On Tue, 25 Aug 2015, Mikhail Titov wrote:
The following will break automatic parser calling for text/toa5 in 1.10
but not in 1.9
,----[ tika config xml ]
| <?xml version="1.0" encoding="UTF-8"?>
| <properties>
| <parsers>
| <!-- <parser class="org.apache.tika.parser.DefaultParser"> -->
| <!-- <mime>text/toa5</mime> -->
| <!-- </parser> -->
| <parser class="my.tika.parser.ExcelParser">
| <parser class="org.apache.tika.parser.DefaultParser" />
| </parser>
| </parsers>
| </properties>
You probably shouldn't be defining additional mimetypes to DefaultParser.

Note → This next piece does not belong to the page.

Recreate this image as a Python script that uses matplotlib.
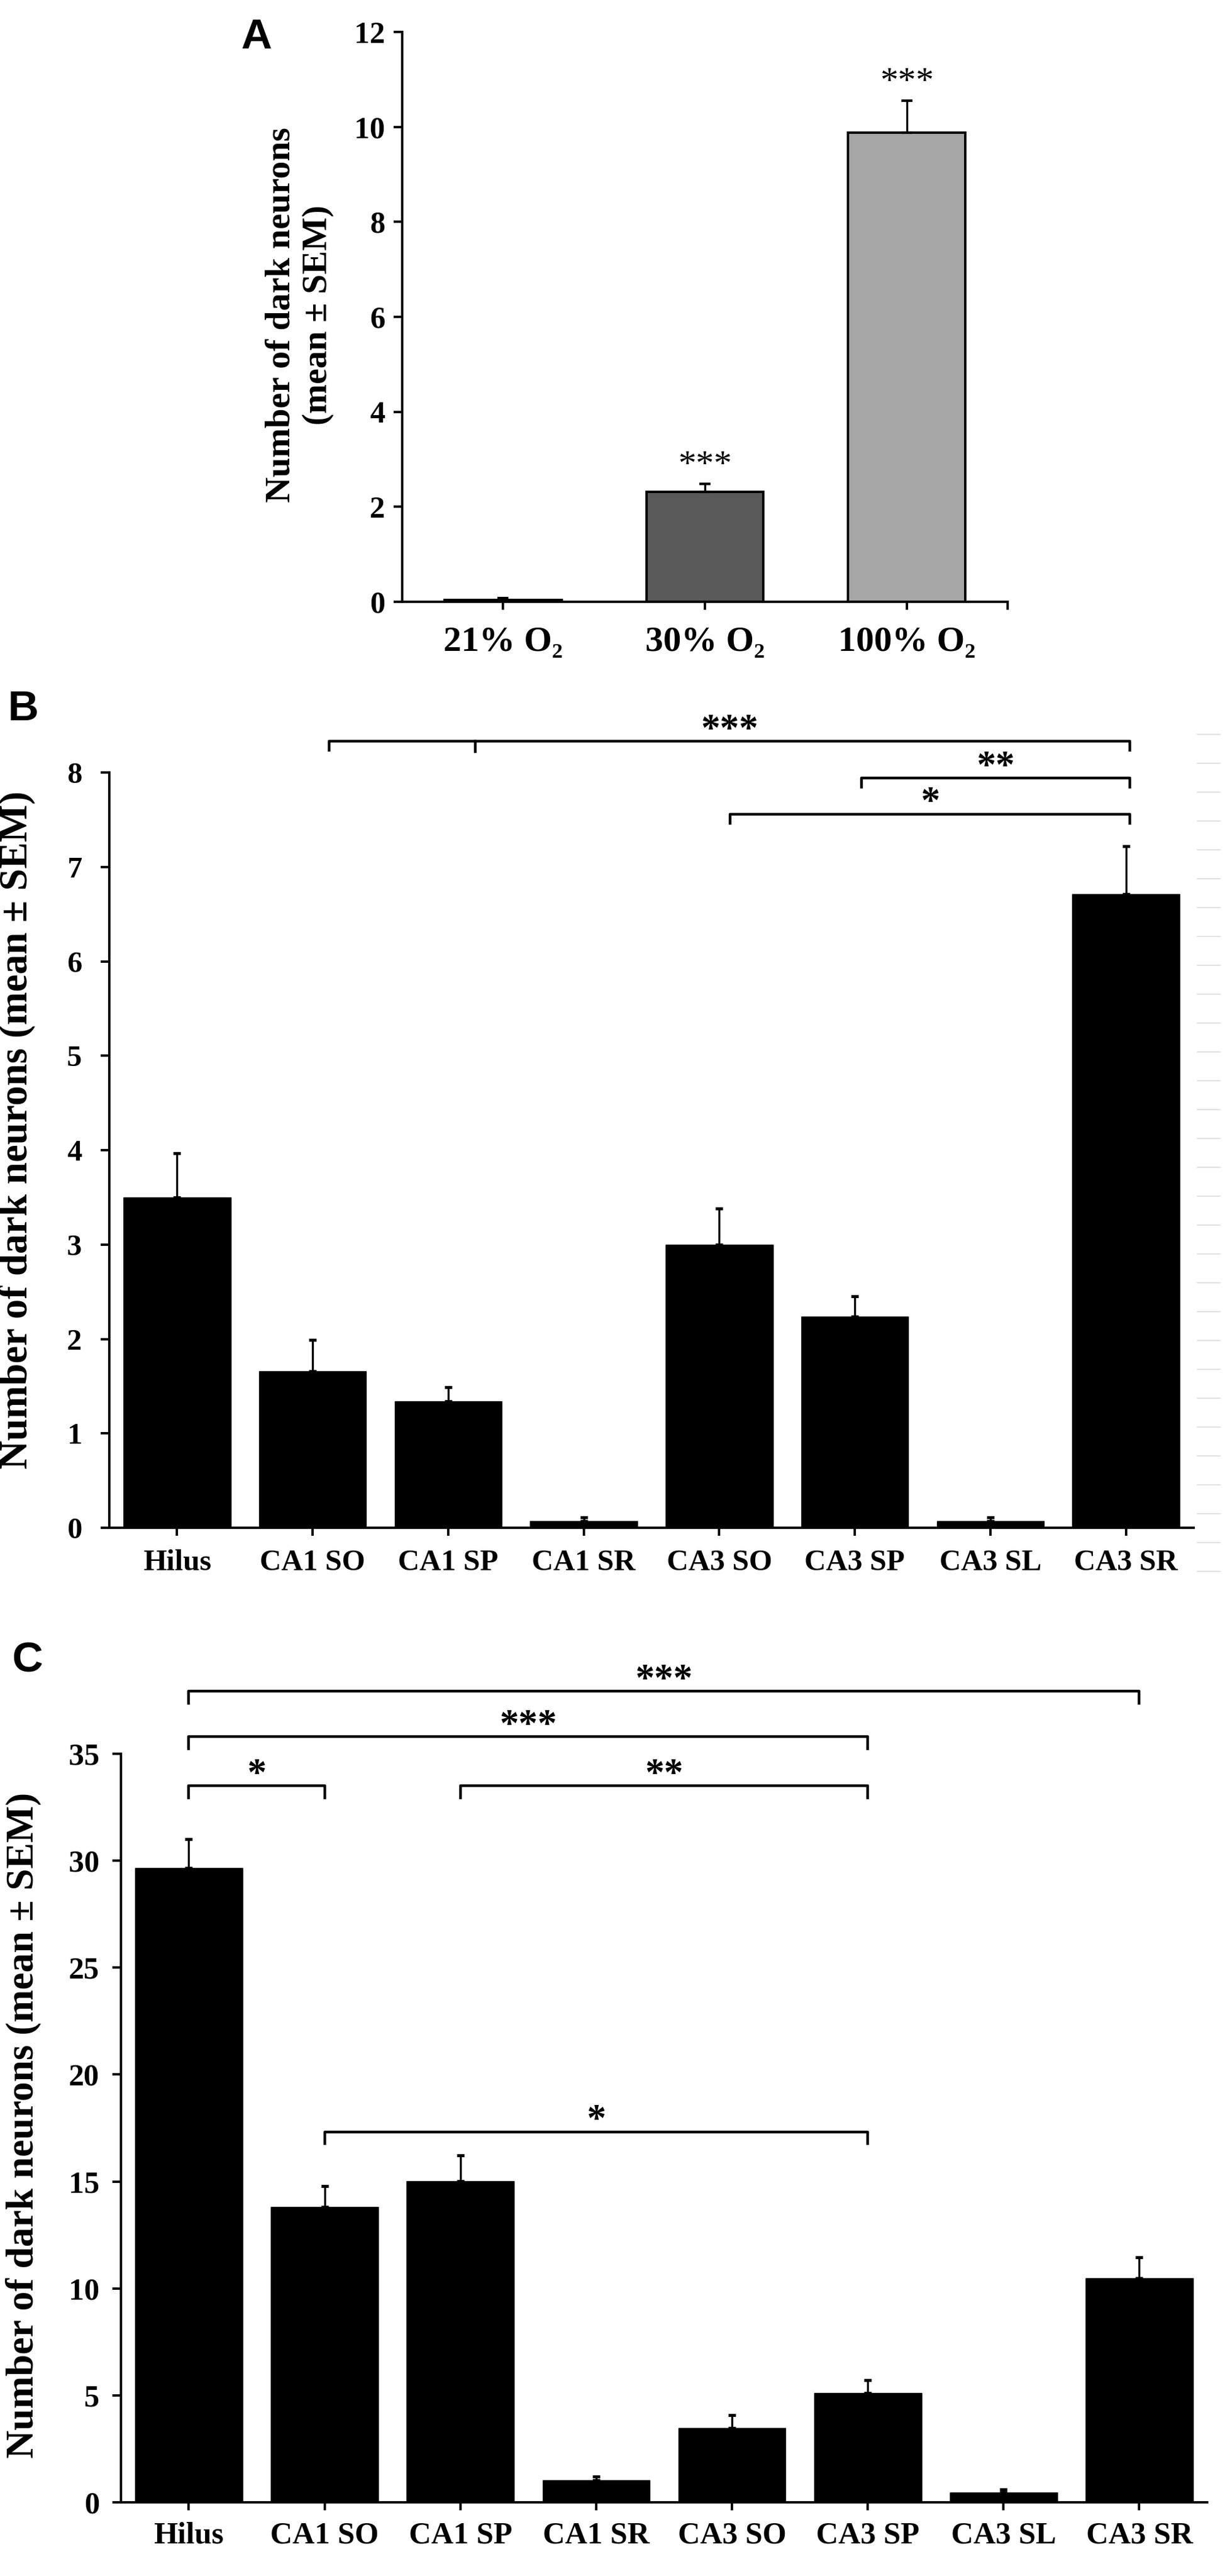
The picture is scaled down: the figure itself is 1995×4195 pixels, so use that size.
import numpy as np
import matplotlib.pyplot as plt

plt.rcParams['font.family'] = ['Liberation Serif', 'DejaVu Serif']
plt.rcParams['font.weight'] = 'bold'

# Panel A data
a_labels = ['21% O\u2082', '30% O\u2082', '100% O\u2082']
a_means = [0.04, 2.32, 9.88]
a_sem = [0.04, 0.16, 0.67]
a_colors = ['white', '#595959', '#a6a6a6']
a_stars = ['', '***', '***']

# Panels B and C share the regions
regions = ['Hilus', 'CA1 SO', 'CA1 SP', 'CA1 SR', 'CA3 SO', 'CA3 SP', 'CA3 SL', 'CA3 SR']

b_means = [3.50, 1.66, 1.34, 0.075, 3.00, 2.24, 0.075, 6.71]
b_sem = [0.47, 0.33, 0.15, 0.035, 0.38, 0.21, 0.035, 0.51]
# (left x, right x, height, label)
b_brackets = [(1.12, 7.03, 8.33, '***'), (5.05, 7.03, 7.94, '**'), (4.08, 7.03, 7.56, '*')]
b_extra_ticks = [(2.20, 8.33)]

c_means = [29.67, 13.81, 15.02, 1.02, 3.47, 5.12, 0.47, 10.49]
c_sem = [1.35, 0.99, 1.20, 0.20, 0.62, 0.60, 0.13, 0.98]
c_brackets = [(0, 7, 37.92, '***'), (0, 5, 35.8, '***'), (0, 1, 33.5, '*'),
              (2, 5, 33.5, '**'), (1, 5, 17.32, '*')]

fig = plt.figure(figsize=(19.95, 41.95), dpi=100)


def style_axes(ax, lw=2.75):
    for s in ['top', 'right']:
        ax.spines[s].set_visible(False)
    for s in ['left', 'bottom']:
        ax.spines[s].set_linewidth(lw)
    ax.tick_params(axis='y', direction='out', length=10, width=lw)
    ax.tick_params(axis='x', direction='out', length=9, width=lw)


def draw_brackets(ax, brackets, drop, fs):
    for x1, x2, h, lab in brackets:
        ax.plot([x1, x1, x2, x2], [h - drop, h, h, h - drop], color='black',
                lw=3.2, clip_on=False, solid_capstyle='butt')
        ax.annotate(lab, xy=((x1 + x2) / 2, h), xytext=(0, 1), textcoords='offset points',
                    ha='center', va='baseline', fontsize=fs, fontweight='bold',
                    annotation_clip=False)


# ---------- Panel A ----------
axA = fig.add_axes([0.3283, 0.7664, 0.4943, 0.2212])
xa = np.arange(len(a_labels))
axA.bar(xa, a_means, width=0.58, color=a_colors, edgecolor='black', linewidth=2.8)
axA.errorbar(xa, a_means, yerr=[np.zeros(3), a_sem], fmt='none', ecolor='black',
             elinewidth=2.4, capsize=6.5, capthick=3)
for i, s in enumerate(a_stars):
    if s:
        axA.annotate(s, xy=(i, a_means[i] + a_sem[i]), xytext=(0, 11), textcoords='offset points',
                     ha='center', va='baseline', fontsize=42, fontweight='normal')
axA.set_xlim(-0.5, 2.5)
axA.set_ylim(0, 12)
axA.set_yticks(range(0, 13, 2))
axA.set_xticks(list(xa) + [2.5])
axA.set_xticklabels(a_labels + [''])
style_axes(axA)
axA.tick_params(axis='x', labelsize=42, pad=20)
axA.tick_params(axis='y', labelsize=36, pad=10)
fig.text(0.2444, 0.8777, 'Number of dark neurons\n(mean \u00b1 SEM)', rotation=90,
         ha='center', va='center', fontsize=41.5, fontweight='bold', linespacing=1.2)
fig.text(0.209, 0.9855, 'A', family='Liberation Sans', fontsize=50, fontweight='bold',
         ha='center', va='center')

# ---------- Panel B ----------
axB = fig.add_axes([0.0892, 0.4069, 0.8852, 0.2932])
xb = np.arange(len(regions))
axB.bar(xb, b_means, width=0.79, color='black', edgecolor='black', linewidth=1)
axB.errorbar(xb, b_means, yerr=[np.zeros(8), b_sem], fmt='none', ecolor='black',
             elinewidth=2.4, capsize=4.5, capthick=3.5)
axB.set_xlim(-0.5, 7.5)
axB.set_ylim(0, 8)
axB.set_xticks(xb)
axB.set_xticklabels(regions)
style_axes(axB)
axB.tick_params(axis='x', labelsize=35, pad=16)
axB.tick_params(axis='y', labelsize=35, pad=22)
draw_brackets(axB, b_brackets, 0.11, 45)
for x, h in b_extra_ticks:
    axB.plot([x, x], [h - 0.11, h], color='black', lw=3.2, clip_on=False)
fig.text(0.014, 0.5614, 'Number of dark neurons (mean \u00b1 SEM)', rotation=90,
         ha='center', va='center', fontsize=46.5, fontweight='bold')
fig.text(0.019, 0.7247, 'B', family='Liberation Sans', fontsize=50, fontweight='bold',
         ha='center', va='center')

# faint gridline stubs to the right of panel B
for k in range(30):
    y = 1 - (1196 + 47 * k) / 4195
    fig.add_artist(plt.Line2D([0.9775, 0.996], [y, y], color='#dcdcdc', lw=1.2))

# ---------- Panel C ----------
axC = fig.add_axes([0.0987, 0.0286, 0.8868, 0.2906])
xc = np.arange(len(regions))
axC.bar(xc, c_means, width=0.79, color='black', edgecolor='black', linewidth=1)
axC.errorbar(xc, c_means, yerr=[np.zeros(8), c_sem], fmt='none', ecolor='black',
             elinewidth=2.4, capsize=4.5, capthick=3.5)
axC.set_xlim(-0.5, 7.5)
axC.set_ylim(0, 35)
axC.set_yticks(range(0, 36, 5))
axC.set_xticks(xc)
axC.set_xticklabels(regions)
style_axes(axC)
axC.tick_params(axis='x', labelsize=36, pad=14)
axC.tick_params(axis='y', labelsize=36, pad=15)
draw_brackets(axC, c_brackets, 0.62, 45)
fig.text(0.019, 0.175, 'Number of dark neurons (mean \u00b1 SEM)', rotation=90,
         ha='center', va='center', fontsize=45.7, fontweight='bold')
fig.text(0.0223, 0.3552, 'C', family='Liberation Sans', fontsize=50, fontweight='bold',
         ha='center', va='center')

fig.savefig('out.png', dpi=100)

Give it child parsers that support those additional mimetypes. If there's
no child parser registered for a given mimetype, then binding another mime
type to DefaultParser won't help
You probably shouldn't be wrapping your own parser around DefaultParser in
config. If you really need to do that, to decorate some how do it in code
If you want Default Parser and your own one, do something like:
<parsers>
<parser class="org.apache.tika.parser.DefaultParser" />
<parser class="my.tika.parser.ExcelParser">
<!-- any mimetypes special to this -->
</parser>
</parsers>
Nick